Margaritas are the safe, natural way to feel better and more confident about yourself and your actions. Margaritas can help ease you out of your shyness and let you tell the world that you're ready and willing to do just about anything. You will notice the benefits of Margaritas almost immediately and with a regiment of regular doses you can overcome any obstacles that prevent you from living the life you want to live.
Shyness and awkwardness will be a thing of the past and you will discover many talents you never knew you had. Stop hiding and start living, with Margaritas.
Margaritas may not be right for everyone. Women who are pregnant or nursing should not use Margaritas. However, women who wouldn't mind nursing or becoming pregnant are encouraged to try it.

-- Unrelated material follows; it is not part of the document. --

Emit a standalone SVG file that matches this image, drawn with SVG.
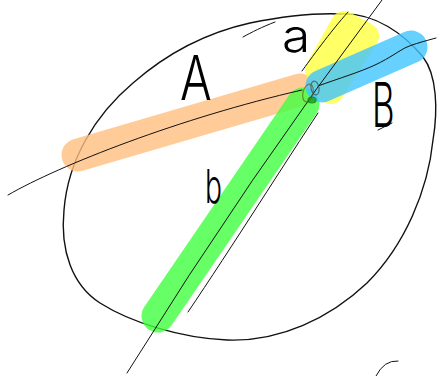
<svg xmlns="http://www.w3.org/2000/svg" width="438" height="376" viewBox="0 0 438 376">
<style>
.bar{fill:none;stroke-linecap:round;opacity:0.8}
.thin{fill:none;stroke:#111;stroke-width:1;stroke-linecap:round}
.lbl{font-family:Inter,"DejaVu Sans",sans-serif;font-weight:300;fill:#000}
</style>
<rect width="438" height="376" fill="#fff"/>
<g id="ellipse">
<path class="thin" d="M340,14 C375,12 405,35 423,57 C437,75 438,110 433,140 C428,190 405,245 367,283 C330,318 280,342 227,340 C180,338 130,322 100,303 C72,285 60,250 64,210 C68,160 95,115 133,83 C165,55 205,33 250,23 C280,17 315,13 340,14 Z" style="stroke-width:1.4"/>
</g>
<g id="bars">
<line id="orange" class="bar" x1="78" y1="155" x2="300" y2="90" stroke="#ffbf80" stroke-width="33"/>
<line id="green" class="bar" x1="158" y1="316" x2="303" y2="104" stroke="#40ff40" stroke-width="33"/>
<path id="yellow" d="M318,70 L344,24 L366,36 L331,91 Z" fill="#ffff40" stroke="#ffff40" stroke-width="26" stroke-linejoin="round" opacity="0.8"/>
<line id="blue" class="bar" x1="322" y1="86" x2="411" y2="47" stroke="#40c4ff" stroke-width="33"/>
</g>
<g id="connectors">
<path class="thin" d="M8,195 C60,165 180,118 302,90"/>
<path class="thin" d="M127,373 Q250,175 382,0"/>
<path class="thin" d="M318,86 C340,78 360,72 375,65 S400,50 407,47 S425,41 436,38"/>
<path class="thin" d="M188,312 C230,250 290,155 318,113"/>
<path class="thin" d="M302,71 C310,60 330,32 348,12"/>
<path class="thin" d="M243,37 C252,32 262,27 275,22"/>
<path class="thin" stroke-width="1.5" d="M376,376 Q384,360 398,361"/>
<path class="thin" stroke-width="1.3" d="M378,130 L392,123"/>
</g>
<g id="scribble" fill="none" stroke-width="1.2">
<ellipse cx="308" cy="93" rx="5" ry="9" transform="rotate(15 308 93)" stroke="#6b5a20" opacity="0.7"/>
<ellipse cx="315" cy="88" rx="4" ry="7" transform="rotate(-10 315 88)" stroke="#2f6060" opacity="0.8"/>
<ellipse cx="312" cy="100" rx="4" ry="3" fill="#1a9a1a" stroke="#1a7a1a" opacity="0.8"/>
</g>
<g id="labels">
<text class="lbl" font-size="62" transform="translate(180,100) scale(0.76,1)">A</text>
<text class="lbl" font-size="46" transform="translate(282,52) scale(1.12,1)">a</text>
<text class="lbl" font-size="62" transform="translate(372,127) scale(0.56,1)">B</text>
<text class="lbl" font-size="47" transform="translate(205,203) scale(0.6,1)">b</text>
</g>
</svg>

Side effects may include: - Dizziness - Nausea - Vomiting - Incarceration - Erotic lustfulness - Loss of motor control - Loss of clothing - Loss of money - Loss of virginity - Table dancing - Headache - Dehydration - Dry mouth - And a desire to sing Karaoke
WARNINGS: * The consumption of Margaritas may make you think you are whispering when you are not. * The consumption of Margaritas may cause you to tell your friends over and over again that you love them. * The consumption of Margaritas may cause you to think you can sing. * The consumption of Margaritas may make you think you can logically converse with members of the opposite sex without spitting.